Prepare the Broccoli

  1. While cooking the quinoa, steam the broccoli until tender, being careful not to overcook.
  2. Drain well, let cool, and pat dry. It is imperative that broccoli is not overcooked and is patted dry in order for cakes to stick together.

Make the Cakes

  1. Place broccoli, scallions, herbs, cooked quinoa, egg, salt, pepper, garlic, and cheese into a food processor and pulse repeatedly until finely ground.
  2. Pulse in the almond flour, mixing in well. The mixture should easily mound on a spoon and just be slightly sticky, easily forming a patty.
  3. If the mixture seems very wet, continue adding almond flour a tablespoon at a time until manageable.
  4. With damp hands, form 4 large patties, pressing them together.

Cook the Cakes

  1. Heat oil in a skillet over medium heat. Carefully place patties in the skillet, lowering heat to medium-low or low.
  2. Resist the temptation to move or fiddle with them.

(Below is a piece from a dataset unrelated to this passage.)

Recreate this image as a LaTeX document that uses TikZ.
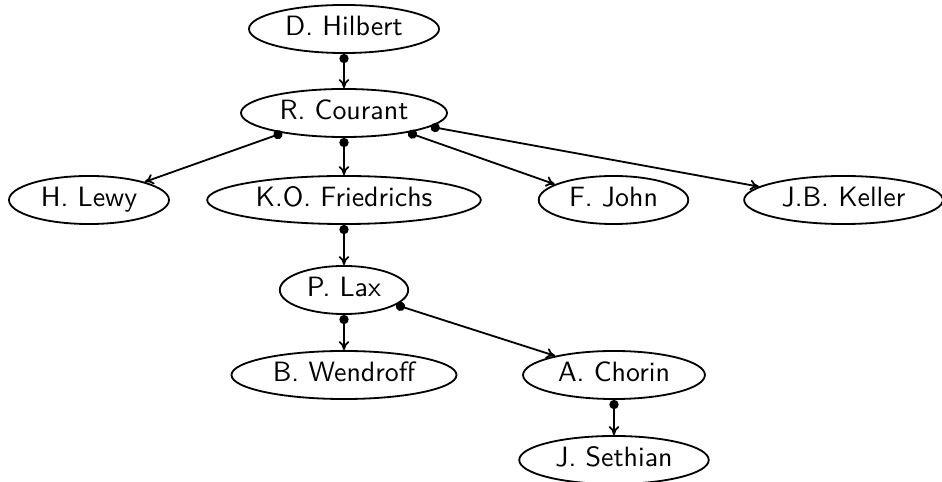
\documentclass[tikz,border=0pt]{standalone}
\usetikzlibrary{shapes.geometric,arrows.meta}
\begin{document}
\begin{tikzpicture}%
	[x={(0.358pt, 0pt)},
	y={(0pt, -0.358pt)},
	font=\sffamily,
	person/.style={ellipse, draw=black, line width=0.65pt, inner xsep=3pt, inner ysep=1pt,
		minimum height=17.2pt, text height=6.94pt, text depth=1.94pt},
	advisor/.style={line width=0.65pt, {Circle[length=3.3pt]}-{To[length=3.2pt, width=3.8pt]}}]
%
\useasboundingbox (0,0) rectangle (942,482);
%%
%%
%% Drawing the vertices
%%
\node[person] (hilbert) at (344, 29) {D. Hilbert};
\node[person] (courant) at (344, 113) {R. Courant};
\node[person] (lewy) at (89, 200) {H. Lewy};
\node[person] (friedrichs) at (344, 200) {K.O. Friedrichs};
\node[person] (john) at (613.5, 200) {F. John};
\node[person] (keller) at (843.5, 200) {J.B. Keller};
\node[person] (lax) at (344, 290) {P. Lax};
\node[person] (wendroff) at (344, 375) {B. Wendroff};
\node[person] (chorin) at (614, 375) {A. Chorin};
\node[person] (sethian) at (614, 460) {J. Sethian};
%%
%%
%% Drawing the edges
%%
\draw[advisor] (hilbert) -- (courant);
\draw[advisor] (courant.198) -- (lewy.18);
\draw[advisor] (courant) -- (friedrichs);
\draw[advisor] (courant.343.5) -- (john.165);
\draw[advisor] (courant.351) -- (keller.171);
\draw[advisor] (friedrichs) -- (lax);
\draw[advisor] (lax) -- (wendroff);
\draw[advisor] (lax.344) -- (chorin.162);
\draw[advisor] (chorin) -- (sethian);

\end{tikzpicture}
\end{document}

As they form the deep golden crust, they will naturally release themselves from the pan.
  3. Flip when golden and releasing, about 5 minutes. Pan-sear the other side until slightly puffed in the center, indicating the egg is cooked through.
  4. You can also finish cooking these through in a 350°F oven after pan-searing if they are getting too dark on the stovetop.

Serve

  1. Serve with a slaw, side salad or sautéed greens. Top with a flavorful sauce if you like.

Notes

  • You can refrigerate after cooking and reheat later, or keep in a warm oven until serving.
  • If patties feel very wet, you can coat them in flour or breadcrumbs before cooking.
  • Use a thin metal spatula for easier flipping—rubber spatulas have thicker edges that are harder to get under delicate items.